Handling Coordination Failures and Fallbacks
Distributed systems fail. Your Redis cluster will experience network partitions, master failovers, and occasional timeouts. When Redis goes down (and it will), what do you do? You need a clear failure strategy.
**Fail-open approach**: Allow requests through when Redis is unreachable. This maintains availability but temporarily breaks rate limiting. Use this for non-critical endpoints or during known maintenance windows.
**Fail-closed approach**: Block requests when coordination fails. This maintains rate limiting integrity but impacts availability. Use this for high-value endpoints or when SLA violations cost more than downtime.

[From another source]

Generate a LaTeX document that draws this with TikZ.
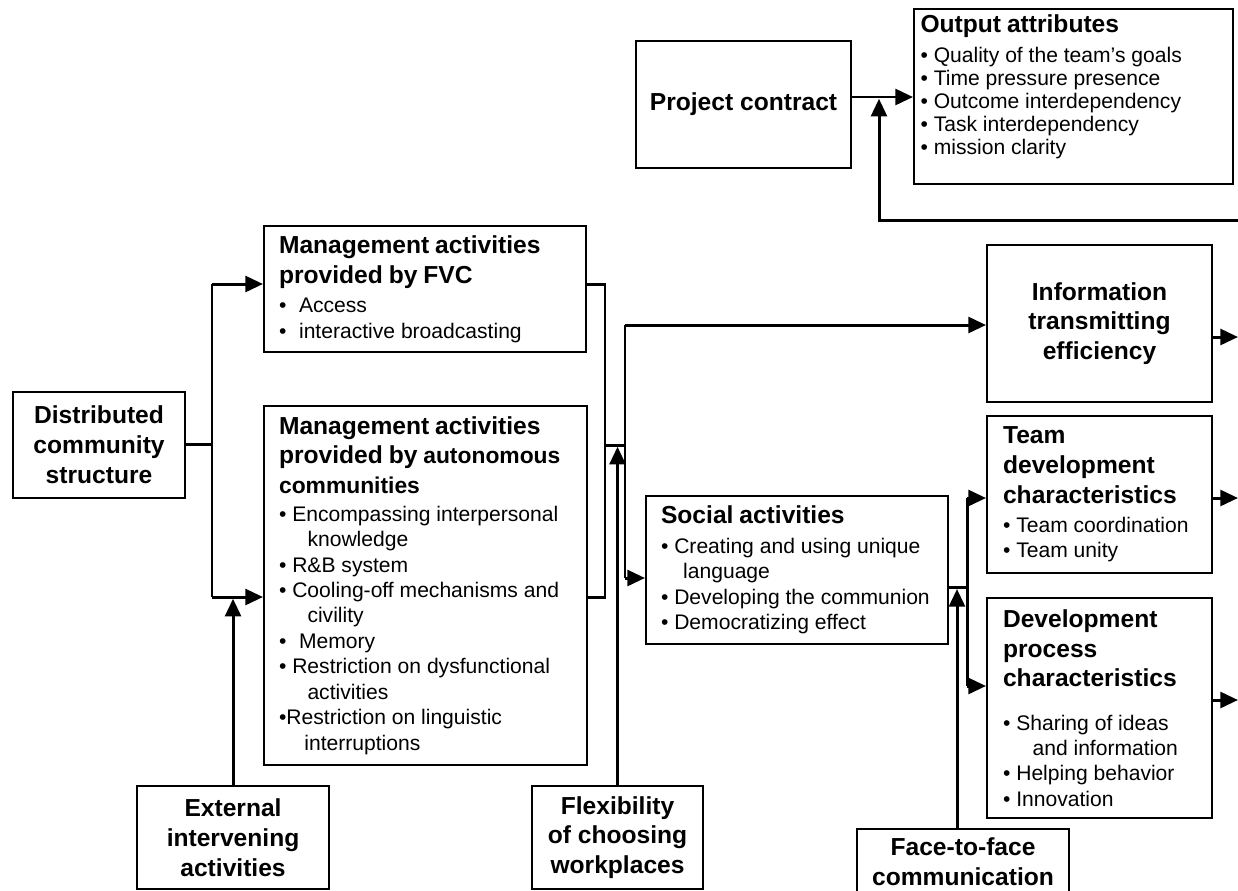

Implement circuit breakers around Redis calls with 5-second timeout windows. After 3 consecutive Redis failures, switch to local rate limiting for 30 seconds before retrying coordination. This prevents cascading failures while maintaining some protection.

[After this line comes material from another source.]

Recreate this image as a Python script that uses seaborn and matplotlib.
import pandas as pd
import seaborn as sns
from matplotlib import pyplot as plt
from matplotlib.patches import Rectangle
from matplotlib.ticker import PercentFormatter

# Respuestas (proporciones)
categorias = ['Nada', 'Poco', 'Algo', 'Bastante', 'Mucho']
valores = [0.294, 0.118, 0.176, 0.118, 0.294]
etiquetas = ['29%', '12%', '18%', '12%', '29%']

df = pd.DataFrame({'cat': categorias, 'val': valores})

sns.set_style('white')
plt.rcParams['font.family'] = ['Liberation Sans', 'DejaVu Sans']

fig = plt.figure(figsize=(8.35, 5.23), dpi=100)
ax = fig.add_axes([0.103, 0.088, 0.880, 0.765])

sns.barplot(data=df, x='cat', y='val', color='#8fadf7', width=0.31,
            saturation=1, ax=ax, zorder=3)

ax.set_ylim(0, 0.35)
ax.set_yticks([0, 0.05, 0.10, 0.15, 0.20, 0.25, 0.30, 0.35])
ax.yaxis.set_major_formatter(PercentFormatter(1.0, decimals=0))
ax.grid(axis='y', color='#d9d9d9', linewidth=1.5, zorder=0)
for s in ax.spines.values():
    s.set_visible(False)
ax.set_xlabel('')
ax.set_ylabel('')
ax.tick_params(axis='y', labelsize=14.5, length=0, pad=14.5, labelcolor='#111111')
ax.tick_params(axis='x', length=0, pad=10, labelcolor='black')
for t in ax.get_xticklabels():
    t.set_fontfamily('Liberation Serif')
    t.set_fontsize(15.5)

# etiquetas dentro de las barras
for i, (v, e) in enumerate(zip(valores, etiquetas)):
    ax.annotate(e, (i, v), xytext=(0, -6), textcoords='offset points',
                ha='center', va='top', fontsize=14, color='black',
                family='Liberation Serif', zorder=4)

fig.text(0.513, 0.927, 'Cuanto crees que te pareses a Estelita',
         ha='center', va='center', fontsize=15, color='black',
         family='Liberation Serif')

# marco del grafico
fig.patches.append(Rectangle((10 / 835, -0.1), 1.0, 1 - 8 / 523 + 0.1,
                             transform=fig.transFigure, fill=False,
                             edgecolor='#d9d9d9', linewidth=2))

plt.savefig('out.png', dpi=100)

Feature flags help manage these trade-offs in production. Toggle between fail-open and fail-closed based on traffic patterns, tenant priority, or Redis health metrics.
Observability for Atomic Rate Limiting
Monitoring atomic rate limiting requires tracking both coordination effectiveness and Redis performance. Key metrics include:
**Redis Performance**: Script execution latency (P50, P95, P99), connection pool utilisation, memory usage per tenant, key expiration rates
**Coordination Effectiveness**: Actual vs intended rate limits, quota violation percentage, tenant isolation breaches, failover frequency
**Tenant-Level SLOs**: Establishing clear SLOs for each tenant ensures that performance and scalability expectations are clearly defined and measurable. Track per-tenant request latency, quota utilisation, and error rates.

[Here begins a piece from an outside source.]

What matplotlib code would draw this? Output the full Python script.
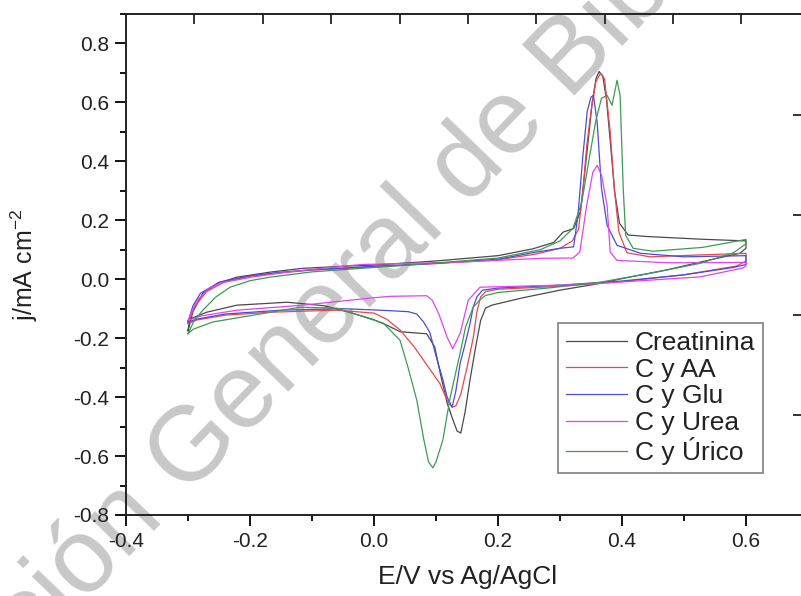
import matplotlib
matplotlib.use("Agg")
import matplotlib.pyplot as plt
from matplotlib.ticker import MultipleLocator, FormatStrFormatter, NullFormatter

plt.rcParams['font.family'] = ['Liberation Sans', 'DejaVu Sans']
plt.rcParams['mathtext.fontset'] = 'custom'
plt.rcParams['mathtext.rm'] = 'Liberation Sans'
plt.rcParams['mathtext.it'] = 'Liberation Sans'
plt.rcParams['axes.unicode_minus'] = False

# voltammogram loops: forward scan -0.3 -> 0.6 V, then back to -0.3 V
creat_E = [-0.300, -0.292, -0.276, -0.250, -0.221, -0.168, -0.115, -0.050, 0.000, 0.100, 0.200, 0.256, 0.290,
           0.305, 0.322, 0.333, 0.343, 0.352, 0.358, 0.363, 0.369, 0.375, 0.381, 0.388, 0.396, 0.410, 0.440,
           0.526, 0.600,
           0.600, 0.590, 0.530, 0.473, 0.400, 0.365, 0.300, 0.240, 0.190, 0.180, 0.172, 0.164, 0.155, 0.147,
           0.140, 0.134, 0.127, 0.118, 0.108, 0.098, 0.085, 0.065, 0.042, 0.020, -0.002, -0.040, -0.080,
           -0.140, -0.221, -0.270, -0.297, -0.300]
creat_j = [-0.175, -0.110, -0.047, -0.012, 0.007, 0.024, 0.037, 0.044, 0.048, 0.062, 0.080, 0.103, 0.125,
           0.160, 0.172, 0.230, 0.420, 0.600, 0.680, 0.705, 0.690, 0.610, 0.470, 0.300, 0.190, 0.150, 0.145,
           0.136, 0.130,
           0.105, 0.088, 0.060, 0.032, 0.002, -0.014, -0.037, -0.063, -0.088, -0.098, -0.140, -0.230, -0.340,
           -0.450, -0.522, -0.515, -0.475, -0.420, -0.330, -0.230, -0.185, -0.182, -0.178, -0.155, -0.136,
           -0.112, -0.090, -0.078, -0.088, -0.112, -0.135, -0.175]

aa_E = [-0.300, -0.290, -0.270, -0.240, -0.200, -0.150, -0.100, 0.000, 0.100, 0.200, 0.260, 0.300, 0.320,
        0.330, 0.337, 0.343, 0.350, 0.358, 0.365, 0.372, 0.381, 0.388, 0.395, 0.408, 0.445, 0.520, 0.600,
        0.600, 0.585, 0.500, 0.400, 0.300, 0.200, 0.180, 0.172, 0.166, 0.160, 0.150, 0.140, 0.132, 0.126,
        0.118, 0.106, 0.085, 0.065, 0.042, 0.020, 0.000, -0.060, -0.168, -0.240, -0.285, -0.300]
aa_j = [-0.150, -0.095, -0.042, -0.008, 0.010, 0.022, 0.031, 0.042, 0.053, 0.066, 0.085, 0.105, 0.130,
        0.170, 0.300, 0.450, 0.570, 0.670, 0.698, 0.680, 0.500, 0.300, 0.160, 0.090, 0.076, 0.082, 0.088,
        0.062, 0.045, 0.015, -0.008, -0.024, -0.034, -0.042, -0.060, -0.110, -0.200, -0.300, -0.390, -0.430,
        -0.434, -0.410, -0.353, -0.290, -0.230, -0.172, -0.135, -0.115, -0.105, -0.112, -0.122, -0.138, -0.150]

glu_E = [-0.300, -0.292, -0.280, -0.250, -0.200, -0.150, -0.100, 0.000, 0.100, 0.200, 0.256, 0.300, 0.322,
         0.329, 0.337, 0.344, 0.350, 0.354, 0.360, 0.367, 0.376, 0.392, 0.430, 0.500, 0.600,
         0.600, 0.580, 0.500, 0.400, 0.300, 0.200, 0.175, 0.166, 0.160, 0.155, 0.147, 0.139, 0.132, 0.126,
         0.118, 0.111, 0.100, 0.090, 0.080, 0.069, 0.055, 0.010, -0.050, -0.150, -0.240, -0.285, -0.300]
glu_j = [-0.145, -0.090, -0.048, -0.010, 0.012, 0.024, 0.032, 0.044, 0.054, 0.068, 0.090, 0.105, 0.110,
         0.217, 0.420, 0.570, 0.618, 0.624, 0.532, 0.308, 0.183, 0.115, 0.088, 0.076, 0.080,
         0.050, 0.040, 0.015, -0.006, -0.020, -0.030, -0.037, -0.060, -0.095, -0.150, -0.220, -0.285, -0.380,
         -0.434, -0.400, -0.340, -0.260, -0.180, -0.145, -0.118, -0.110, -0.105, -0.100, -0.105, -0.118,
         -0.135, -0.145]

urea_E = [-0.300, -0.297, -0.285, -0.265, -0.248, -0.195, -0.140, -0.080, -0.020, 0.140, 0.268, 0.321,
          0.332, 0.343, 0.353, 0.360, 0.367, 0.376, 0.381, 0.392, 0.473, 0.600,
          0.600, 0.595, 0.526, 0.365, 0.300, 0.171, 0.152, 0.139, 0.127, 0.118, 0.105, 0.094, 0.085, 0.026,
          -0.006, -0.115, -0.221, -0.280, -0.300]
urea_j = [-0.140, -0.125, -0.071, -0.030, -0.013, 0.008, 0.024, 0.038, 0.050, 0.058, 0.071, 0.072,
          0.092, 0.250, 0.363, 0.386, 0.353, 0.250, 0.092, 0.064, 0.056, 0.057,
          0.045, 0.038, 0.008, -0.014, -0.020, -0.027, -0.071, -0.183, -0.236, -0.197, -0.120, -0.071, -0.056,
          -0.058, -0.064, -0.088, -0.105, -0.125, -0.140]

urico_E = [-0.300, -0.290, -0.276, -0.255, -0.232, -0.200, -0.168, -0.100, 0.000, 0.100, 0.200, 0.268, 0.300,
           0.321, 0.335, 0.348, 0.358, 0.367, 0.376, 0.384, 0.392, 0.397, 0.402, 0.406, 0.418, 0.450, 0.530,
           0.600,
           0.600, 0.580, 0.526, 0.450, 0.365, 0.280, 0.200, 0.180, 0.171, 0.160, 0.148, 0.139, 0.123, 0.111,
           0.100, 0.095, 0.088, 0.080, 0.069, 0.055, 0.042, 0.015, -0.060, -0.119, -0.195, -0.260, -0.292,
           -0.300]
urico_j = [-0.185, -0.140, -0.105, -0.060, -0.027, -0.005, 0.007, 0.025, 0.040, 0.055, 0.072, 0.100, 0.130,
           0.173, 0.260, 0.420, 0.540, 0.614, 0.624, 0.590, 0.675, 0.624, 0.308, 0.149, 0.105, 0.095, 0.108,
           0.135,
           0.120, 0.090, 0.054, 0.022, -0.010, -0.030, -0.045, -0.055, -0.070, -0.095, -0.160, -0.250, -0.400,
           -0.546, -0.620, -0.640, -0.620, -0.540, -0.410, -0.300, -0.207, -0.149, -0.098, -0.095, -0.122,
           -0.145, -0.170, -0.185]

labels = ['Creatinina', 'C y AA', 'C y Glu', 'C y Urea', 'C y Úrico']
colors = ['#4a4a4a', '#e8474f', '#4b4bdc', '#df45ef', '#3e9a55']
curves = [(creat_E, creat_j), (aa_E, aa_j), (glu_E, glu_j), (urea_E, urea_j), (urico_E, urico_j)]

fig = plt.figure(figsize=(8.01, 5.96), dpi=100)
ax = fig.add_axes([126 / 801, 81 / 596, 677 / 801, 501 / 596])

for (E, j), lab, c in zip(curves, labels, colors):
    ax.plot(E, j, color=c, lw=0.9, label=lab)

ax.set_xlim(-0.4, 0.692)
ax.set_ylim(-0.8, 0.9)
ax.xaxis.set_major_locator(MultipleLocator(0.2))
ax.xaxis.set_minor_locator(MultipleLocator(0.1))
ax.yaxis.set_major_locator(MultipleLocator(0.2))
ax.yaxis.set_minor_locator(MultipleLocator(0.1))
ax.xaxis.set_major_formatter(FormatStrFormatter('%.1f'))
ax.yaxis.set_major_formatter(FormatStrFormatter('%.1f'))
ax.tick_params(which='major', direction='out', length=8, width=1.3, labelsize=15,
               labelcolor='#222222', pad=4)
ax.tick_params(which='minor', direction='out', length=4.5, width=1.3)
for sp in ax.spines.values():
    sp.set_linewidth(1.4)
    sp.set_color('#222222')

# extra tick set on top and right edges
ax2 = fig.add_axes(ax.get_position(), frameon=False)
ax2.set_xlim(0, 677 / 68.375)
ax2.set_ylim(0, 5.01)
ax2.set_xticks(range(1, 10))
ax2.set_yticks(range(1, 5))
ax2.xaxis.tick_top()
ax2.yaxis.tick_right()
ax2.xaxis.set_major_formatter(NullFormatter())
ax2.yaxis.set_major_formatter(NullFormatter())
ax2.tick_params(direction='in', length=7, width=1.3, color='#222222')

ax.set_xlabel('E/V vs Ag/AgCl', fontsize=19, color='#222222')
ax.set_ylabel('j/mA cm$^{-2}$', fontsize=18, color='#222222')
ax.xaxis.set_label_coords(0.505, -0.1)
ax.yaxis.set_label_coords(-0.127, 0.5)

leg = ax.legend(loc='upper left', bbox_to_anchor=(558 / 801, 1 - 323 / 596),
                bbox_transform=fig.transFigure, borderaxespad=0, fontsize=19,
                frameon=True, fancybox=False, framealpha=1, edgecolor='#808080',
                handlelength=2.3, handletextpad=0.3, labelspacing=0.1, borderpad=0.3)
leg.get_frame().set_linewidth(1.2)
for t in leg.get_texts():
    t.set_color('#222222')

fig.text(392 / 801, 1 - 285 / 596, 'Dirección General de Bibliotecas', fontsize=76,
         color='#c8c8c8', rotation=46, rotation_mode='anchor', ha='center', va='baseline',
         zorder=0.5)
ax.set_zorder(1)
ax.patch.set_alpha(0)
ax2.set_zorder(2)

fig.savefig('out.png', dpi=100)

Set up synthetic monitoring with test tenants that generate predictable traffic patterns. Monitor their quota enforcement accuracy as a proxy for overall system health. If Synthetic Tenant A should max out at 100 requests per minute but consistently gets 110 through, you have a coordination problem.
Alerting should trigger on Redis latency spikes (P95 > 50ms), quota violation rates (>2%), or coordination failures (>5 per minute). These thresholds work for most carrier middleware deployments but adjust based on your SLA requirements.
Migration Patterns and Rollout Strategy
Migrating from non-atomic to atomic rate limiting requires careful orchestration. You can't afford downtime during the transition, and you need rollback capabilities if atomic scripts cause unexpected behaviour.
Start with dark mode testing. Run both old and new rate limiting in parallel, but only enforce the old limits. Compare results for consistency. Deploy this to 10% of tenants for 48 hours, monitoring for discrepancies.
Use gradual rollout with feature flags. Enable atomic coordination for 25% of tenants initially, expanding to 50%, then 75%, then 100% over 2-3 weeks. This approach lets you catch tenant-specific edge cases before full deployment.
Rollback procedures need testing before you need them. Practice switching back to non-atomic limiting within 30 seconds using feature flags. Test Redis failover scenarios and verify your fallback coordination works properly.
Platforms managing this transition focus on maintaining existing SLA commitments while gaining the accuracy benefits of atomic coordination. The migration typically takes 2-4 weeks for enterprise deployments, depending on tenant count and Redis infrastructure complexity.
Notice the performance gain with atomic coordination? Most teams see 15-20% improvement in quota accuracy and 10-15% reduction in coordination-related errors after migration. The atomic approach also simplifies debugging since all rate limiting decisions happen in one place rather than across distributed components.